On compact set defined by functionals

Question

Let $\phi_1,...,\phi_k$ be linear functionals on $\mathbb{R}^n$, $c_1,...c_k\in\mathbb{R}$ and $$H = \{x\in \mathbb{R}^n |\;|\phi_j(x)|\leq c_j,\;j=1,..,n\}$$ Under what conditions is $H$ compact?
So my intuition tells me we must have $k\geq n$, and $\phi_1,...,\phi_k$ and at least $n$ of them must be linearly independent in the dual space, not sure how to prove it though, since we're working with a system of inequalities rather then equalities.

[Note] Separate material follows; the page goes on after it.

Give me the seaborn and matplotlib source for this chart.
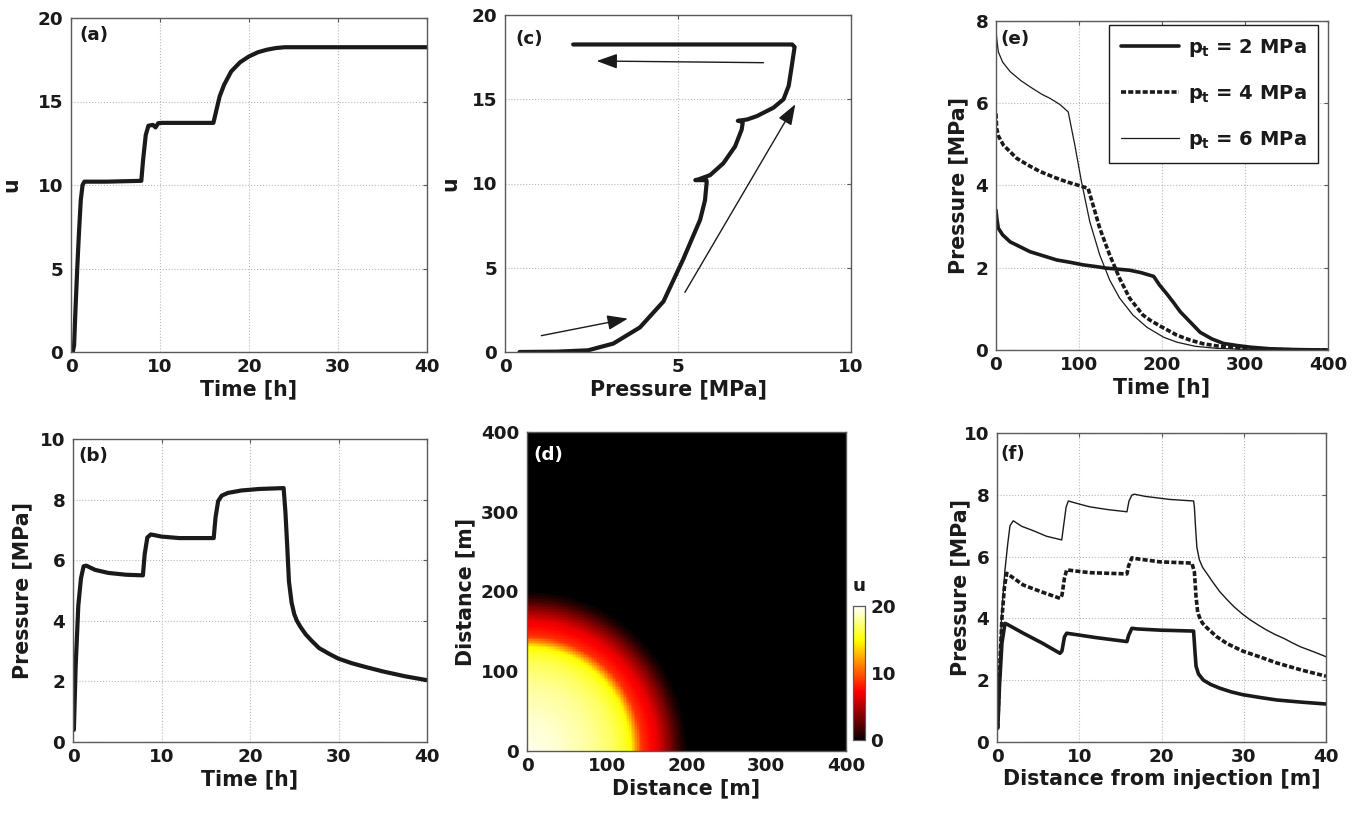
import numpy as np
import pandas as pd
import matplotlib
matplotlib.use("Agg")
import matplotlib.pyplot as plt
from matplotlib.colors import ListedColormap
import seaborn as sns

# ---------------- data ----------------
# (a) u vs time
t_a = [0, 0.2, 0.35, 0.5, 0.7, 0.9, 1.1, 1.3, 1.5, 4, 7.9, 8.1, 8.4, 8.7, 9.2, 9.5, 9.8, 10.2,
       16.0, 16.3, 16.7, 17.2, 18.0, 19.0, 20.0, 21.0, 22.0, 23.0, 24.0, 30, 40]
u_a = [0, 0, 0.4, 2.5, 5.0, 7.2, 9.1, 10.0, 10.2, 10.2, 10.25, 11.5, 13.0, 13.55, 13.6, 13.45, 13.7, 13.72,
       13.72, 14.4, 15.3, 16.0, 16.8, 17.35, 17.7, 17.95, 18.1, 18.2, 18.25, 18.25, 18.25]

# (b) pressure vs time
t_b = [0.1, 0.3, 0.6, 0.9, 1.2, 1.5, 2.5, 4, 6, 7.9, 8.1, 8.4, 8.8, 10, 12, 15.9, 16.1, 16.4, 16.8,
       17.5, 19, 21, 23.8, 24.0, 24.2, 24.4, 24.7, 25.0, 25.3, 25.7, 26.3, 27.0, 27.8, 29.0, 30.0, 31.5,
       33.0, 35.0, 37.5, 40]
p_b = [0.4, 2.5, 4.5, 5.4, 5.8, 5.82, 5.68, 5.58, 5.52, 5.5, 6.2, 6.75, 6.85, 6.78, 6.73, 6.73, 7.4, 7.95, 8.13,
       8.22, 8.3, 8.35, 8.38, 7.6, 6.5, 5.3, 4.6, 4.22, 4.0, 3.8, 3.55, 3.33, 3.1, 2.9, 2.75, 2.6,
       2.48, 2.33, 2.17, 2.04]

# (c) u vs pressure
p_c = [0.42, 1.5, 2.4, 3.13, 3.9, 4.58, 5.15, 5.64, 5.78, 5.83, 5.82, 5.65, 5.5, 5.6, 5.93, 6.31, 6.65,
       6.84, 6.87, 6.8, 6.73, 7.0, 7.28, 7.76, 8.05, 8.2, 8.29, 8.37, 8.3, 6.0, 4.0, 1.97]
u_c = [0, 0.02, 0.1, 0.5, 1.46, 3.0, 5.5, 7.85, 9.0, 10.1, 10.2, 10.2, 10.2, 10.25, 10.5, 11.2, 12.2,
       13.2, 13.6, 13.7, 13.72, 13.8, 14.0, 14.5, 15.0, 15.8, 17.0, 18.1, 18.25, 18.25, 18.25, 18.25]
# arrows in (c): (start P, start u, end P, end u)
arrows_c = [(1.05, 0.97, 3.55, 1.98), (5.2, 3.54, 8.39, 14.7), (7.47, 17.17, 2.65, 17.27)]

# (d) radial profile of u (distance [m] -> u)
r_d = [0, 40, 80, 108, 124, 131, 137, 144, 154, 164, 172, 180, 187, 194, 200, 600]
u_d = [19.6, 19.0, 18.0, 16.8, 15.6, 14.6, 11.8, 8.8, 7.6, 6.6, 5.0, 3.4, 1.9, 0.6, 0, 0]
d_ticks = [0, 100, 200, 300, 400]

# (e) pressure vs time for three p_t
labels_e = ["$p_t$ = 2 MPa", "$p_t$ = 4 MPa", "$p_t$ = 6 MPa"]
t_e2 = [0, 1, 2.8, 8, 17, 30, 41, 57, 73, 90, 105, 120, 133, 150, 161, 175, 190, 197, 206, 214, 222,
        234, 246, 260, 274, 290, 306, 330, 360, 400]
p_e2 = [3.4, 3.2, 2.96, 2.8, 2.63, 2.5, 2.39, 2.29, 2.19, 2.13, 2.07, 2.03, 1.99, 1.96, 1.94, 1.88, 1.79,
        1.58, 1.36, 1.15, 0.93, 0.68, 0.43, 0.27, 0.16, 0.11, 0.07, 0.03, 0.01, 0]
t_e4 = [0, 0.8, 3, 9, 25, 40, 53, 70, 85, 100, 111, 117, 125, 137, 149, 161, 177, 186, 198, 218, 234,
        250, 266, 300, 340, 400]
p_e4 = [5.75, 5.39, 5.2, 4.98, 4.66, 4.48, 4.34, 4.2, 4.09, 4.0, 3.93, 3.52, 2.96, 2.31, 1.74, 1.26,
        0.85, 0.72, 0.58, 0.36, 0.24, 0.15, 0.1, 0.04, 0.01, 0]
t_e6 = [0, 1, 2.8, 8, 17, 30, 41, 55, 65, 77, 87, 95, 103, 113, 125, 137, 149, 165, 182, 202, 218,
        240, 266, 300, 350, 400]
p_e6 = [7.78, 7.55, 7.25, 7.0, 6.77, 6.55, 6.4, 6.22, 6.12, 5.97, 5.79, 4.98, 4.09, 3.12, 2.31, 1.70,
        1.26, 0.85, 0.55, 0.31, 0.19, 0.09, 0.04, 0.015, 0, 0]

# (f) pressure vs distance for three p_t
x_f2 = [0.1, 0.3, 0.6, 0.97, 1.3, 3.2, 5.5, 7.66, 7.9, 8.2, 8.47, 10, 12, 15.8, 16.0, 16.4, 17, 19.8,
        23.9, 24.05, 24.2, 24.5, 25.1, 26, 27.1, 28.5, 29.9, 32, 34, 37, 40]
p_f2 = [0.45, 1.8, 3.2, 3.84, 3.8, 3.52, 3.2, 2.87, 2.95, 3.4, 3.52, 3.46, 3.38, 3.25, 3.45, 3.68, 3.66,
        3.62, 3.59, 3.0, 2.45, 2.2, 2.0, 1.86, 1.74, 1.62, 1.53, 1.44, 1.36, 1.29, 1.23]
x_f4 = [0.1, 0.3, 0.6, 0.9, 1.18, 1.5, 3.2, 5.5, 7.66, 7.9, 8.2, 8.47, 10, 11.3, 13.5, 15.8, 16.0, 16.4,
        17, 19.8, 23.7, 24.0, 24.2, 24.4, 24.7, 25.0, 25.5, 26.7, 28, 29.9, 32, 34, 37, 40]
p_f4 = [0.45, 2.3, 4.0, 5.0, 5.46, 5.4, 5.08, 4.85, 4.65, 4.75, 5.3, 5.57, 5.52, 5.48, 5.46, 5.44, 5.7,
        5.96, 5.93, 5.83, 5.79, 5.5, 4.7, 4.2, 3.98, 3.84, 3.7, 3.41, 3.18, 2.94, 2.75, 2.56, 2.33, 2.13]
x_f6 = [0.1, 0.3, 0.6, 0.97, 1.3, 1.58, 1.98, 3, 4.4, 6, 7.87, 8.1, 8.4, 8.67, 10, 11.3, 13.5, 15.8,
        16.05, 16.4, 16.7, 18, 21, 23.9, 24.0, 24.15, 24.3, 24.6, 25.0, 25.5, 26.3, 27.1, 28.0, 28.8,
        29.8, 30.8, 31.8, 32.8, 33.8, 34.9, 35.9, 36.9, 38.5, 40]
p_f6 = [0.45, 2.5, 4.3, 5.57, 6.4, 7.0, 7.16, 6.98, 6.84, 6.66, 6.54, 7.0, 7.6, 7.8, 7.7, 7.61, 7.52,
        7.45, 7.8, 7.99, 8.02, 7.95, 7.85, 7.8, 7.6, 6.9, 6.3, 5.9, 5.65, 5.46, 5.15, 4.86, 4.6, 4.38,
        4.15, 3.95, 3.78, 3.62, 3.48, 3.35, 3.21, 3.08, 2.92, 2.76]

# ---------------- style ----------------
sns.set_theme(style="white")
plt.rcParams["font.family"] = ["DejaVu Sans"]
plt.rcParams["font.weight"] = "bold"
plt.rcParams["axes.labelweight"] = "bold"
plt.rcParams["text.color"] = "black"
plt.rcParams["axes.labelcolor"] = "black"
plt.rcParams["xtick.color"] = "black"
plt.rcParams["ytick.color"] = "black"
plt.rcParams["mathtext.fontset"] = "custom"
plt.rcParams["mathtext.rm"] = "DejaVu Sans:bold"
plt.rcParams["mathtext.it"] = "DejaVu Sans:bold"
plt.rcParams["mathtext.bf"] = "DejaVu Sans:bold"

W, H = 1362, 814
fig = plt.figure(figsize=(W / 100, H / 100), dpi=100)
TICK, LAB, PAN = 13.2, 14.8, 13.2
SPINE = "#5a5a5a"


def add_ax(l, r, t, b):
    return fig.add_axes([l / W, 1 - b / H, (r - l) / W, (b - t) / H])


def style(ax, xlim, ylim, xticks, yticks, xlabel, ylabel, ylab_x, panel, pxy, grid=True, pcolor="k"):
    ax.set_xlim(xlim)
    ax.set_ylim(ylim)
    ax.set_xticks(xticks)
    ax.set_yticks(yticks)
    ax.set_xticklabels([str(v) for v in xticks])
    ax.set_yticklabels([str(v) for v in yticks])
    ax.tick_params(direction="in", length=3, width=0.8, color=SPINE, labelcolor="k",
                   top=True, right=True, labelsize=TICK)
    ax.tick_params(axis="x", pad=4.5)
    ax.tick_params(axis="y", pad=5.5)
    for s in ax.spines.values():
        s.set_visible(True)
        s.set_color(SPINE)
        s.set_linewidth(1.0)
    if grid:
        ax.grid(True, linestyle=":", color="#b8b8b8", linewidth=0.8)
        ax.set_axisbelow(True)
    ax.set_xlabel(xlabel, fontsize=LAB, fontweight="bold", labelpad=2, color="k")
    ax.set_ylabel(ylabel, fontsize=LAB, fontweight="bold", color="k")
    ax.yaxis.set_label_coords(ylab_x, 0.5)
    ax.text(pxy[0], pxy[1], panel, transform=ax.transAxes, ha="left", va="top",
            fontsize=PAN, fontweight="bold", color=pcolor)


# (a)
ax_a = add_ax(71, 427, 18, 352)
sns.lineplot(x=t_a, y=u_a, ax=ax_a, color="k", lw=3, sort=False, estimator=None)
style(ax_a, (0, 40), (0, 20), [0, 10, 20, 30, 40], [0, 5, 10, 15, 20], "Time [h]", "u", -0.14,
      "(a)", (0.023, 0.975))

# (b)
ax_b = add_ax(73, 427, 439, 742)
sns.lineplot(x=t_b, y=p_b, ax=ax_b, color="k", lw=3, sort=False, estimator=None)
style(ax_b, (0, 40), (0, 10), [0, 10, 20, 30, 40], [0, 2, 4, 6, 8, 10], "Time [h]", "Pressure [MPa]",
      -0.116, "(b)", (0.014, 0.972))

# (c)
ax_c = add_ax(505, 851, 15, 352)
sns.lineplot(x=p_c, y=u_c, ax=ax_c, color="k", lw=3, sort=False, estimator=None)
for (x0, y0, x1, y1) in arrows_c:
    ax_c.annotate("", xy=(x1, y1), xytext=(x0, y0),
                  arrowprops=dict(arrowstyle="-|>,head_length=1.05,head_width=0.38", lw=1.0,
                                  color="k", shrinkA=0, shrinkB=0))
style(ax_c, (0, 10), (0, 20), [0, 5, 10], [0, 5, 10, 15, 20], "Pressure [MPa]", "u", -0.13,
      "(c)", (0.029, 0.955))

# (d) heatmap
cell = 2.0
n = int(400 / cell)
cc = (np.arange(n) + 0.5) * cell
XX, YY = np.meshgrid(cc, cc)
field = np.interp(np.sqrt(XX ** 2 + YY ** 2), r_d, u_d)
hot_cols = plt.get_cmap("hot")(np.linspace(0, 1, 256))
hot_cols[0] = [0, 0, 0, 1]
hot_cmap = ListedColormap(hot_cols)
ax_d = add_ax(527, 846, 432, 751)
cax = add_ax(853, 865, 606, 740)
sns.heatmap(field, ax=ax_d, cmap=hot_cmap, vmin=0, vmax=20, cbar_ax=cax,
            cbar_kws={"ticks": [0, 10, 20]}, xticklabels=False, yticklabels=False, rasterized=True)
pos = [v / cell for v in d_ticks]
ax_d.set_xlim(0, n)
ax_d.set_ylim(0, n)
ax_d.set_xticks(pos)
ax_d.set_yticks(pos)
ax_d.tick_params(direction="in", length=3, width=0.8, color=SPINE, labelcolor="k", labelsize=TICK,
                 bottom=True, left=True)
ax_d.tick_params(axis="x", pad=4.5)
ax_d.tick_params(axis="y", pad=5.5)
ax_d.set_xticklabels([str(v) for v in d_ticks], rotation=0)
ax_d.set_yticklabels([str(v) for v in d_ticks], rotation=0)
for s in ax_d.spines.values():
    s.set_visible(True)
    s.set_color(SPINE)
    s.set_linewidth(1.0)
ax_d.set_xlabel("Distance [m]", fontsize=LAB, fontweight="bold", labelpad=2, color="k")
ax_d.set_ylabel("Distance [m]", fontsize=LAB, fontweight="bold", color="k")
ax_d.yaxis.set_label_coords(-0.163, 0.5)
ax_d.text(0.019, 0.955, "(d)", transform=ax_d.transAxes, ha="left", va="top",
          fontsize=PAN, fontweight="bold", color="white")
cax.tick_params(labelsize=TICK, length=3, width=0.8, direction="in", color=SPINE, labelcolor="k", pad=4)
cax.set_yticklabels(["0", "10", "20"])
for s in cax.spines.values():
    s.set_visible(True)
    s.set_color(SPINE)
    s.set_linewidth(0.8)
cax.set_title("u", fontsize=TICK, fontweight="bold", pad=11, color="k")

# (e)
ax_e = add_ax(996, 1328, 21, 350)
dash = (0, (1.4, 0.6))
sns.lineplot(x=t_e2, y=p_e2, ax=ax_e, color="k", lw=2.6, sort=False, estimator=None, label=labels_e[0])
sns.lineplot(x=t_e4, y=p_e4, ax=ax_e, color="k", lw=2.6, sort=False, estimator=None, label=labels_e[1],
             linestyle=dash)
sns.lineplot(x=t_e6, y=p_e6, ax=ax_e, color="k", lw=0.9, sort=False, estimator=None, label=labels_e[2])
style(ax_e, (0, 400), (0, 8), [0, 100, 200, 300, 400], [0, 2, 4, 6, 8], "Time [h]", "Pressure [MPa]",
      -0.084, "(e)", (0.012, 0.972))
leg = ax_e.legend(loc="upper right", bbox_to_anchor=(1 - 10 / 332, 1 - 4 / 329), borderaxespad=0,
                  fontsize=14, handlelength=3.0, handletextpad=0.45, labelspacing=1.25, borderpad=0.6,
                  frameon=True, fancybox=False, edgecolor="k", framealpha=1)
leg.get_frame().set_linewidth(1.0)
for txt in leg.get_texts():
    txt.set_color("k")

# (f)
ax_f = add_ax(997, 1326, 433, 742)
sns.lineplot(x=x_f2, y=p_f2, ax=ax_f, color="k", lw=2.6, sort=False, estimator=None)
sns.lineplot(x=x_f4, y=p_f4, ax=ax_f, color="k", lw=2.6, sort=False, estimator=None, linestyle=dash)
sns.lineplot(x=x_f6, y=p_f6, ax=ax_f, color="k", lw=1.0, sort=False, estimator=None)
style(ax_f, (0, 40), (0, 10), [0, 10, 20, 30, 40], [0, 2, 4, 6, 8, 10], "Distance from injection [m]",
      "Pressure [MPa]", -0.082, "(f)", (0.01, 0.962))

fig.savefig("out.png", dpi=100)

That is, my idea was to write: $$|\phi_1(x)|\leq c_1\implies |\alpha_{11}x_1+...+\alpha_{1n}x_n| \leq c_1$$ $$|\phi_2(x)|\leq c_2\implies |\alpha_{21}x_1+...+\alpha_{2n}x_n| \leq c_2$$ ... $$|\phi_k(x)|\leq c_k\implies |\alpha_{k1}x_1+...+\alpha_{kn}x_n| \leq c_k$$ Though not sure where to go from there...

Answer 1

Hint: The set $H$ is a closed subset of $\mathbb R^n$ by construction, so by the Heine Borel theorem, it is compact if and only if it is bounded. This is the case if and only if the functionals $\phi_1,\dots,\phi_k$ span the dual space. If they don't span the dual, then they have a non-zero common kernel and that common kernel is contained in $H$ which thus is unbounded. On the other hand, if they span the dual, then one easily concludes that the image of $H$ under each linear functional is bounded, which easily implies that $H$ is bounded.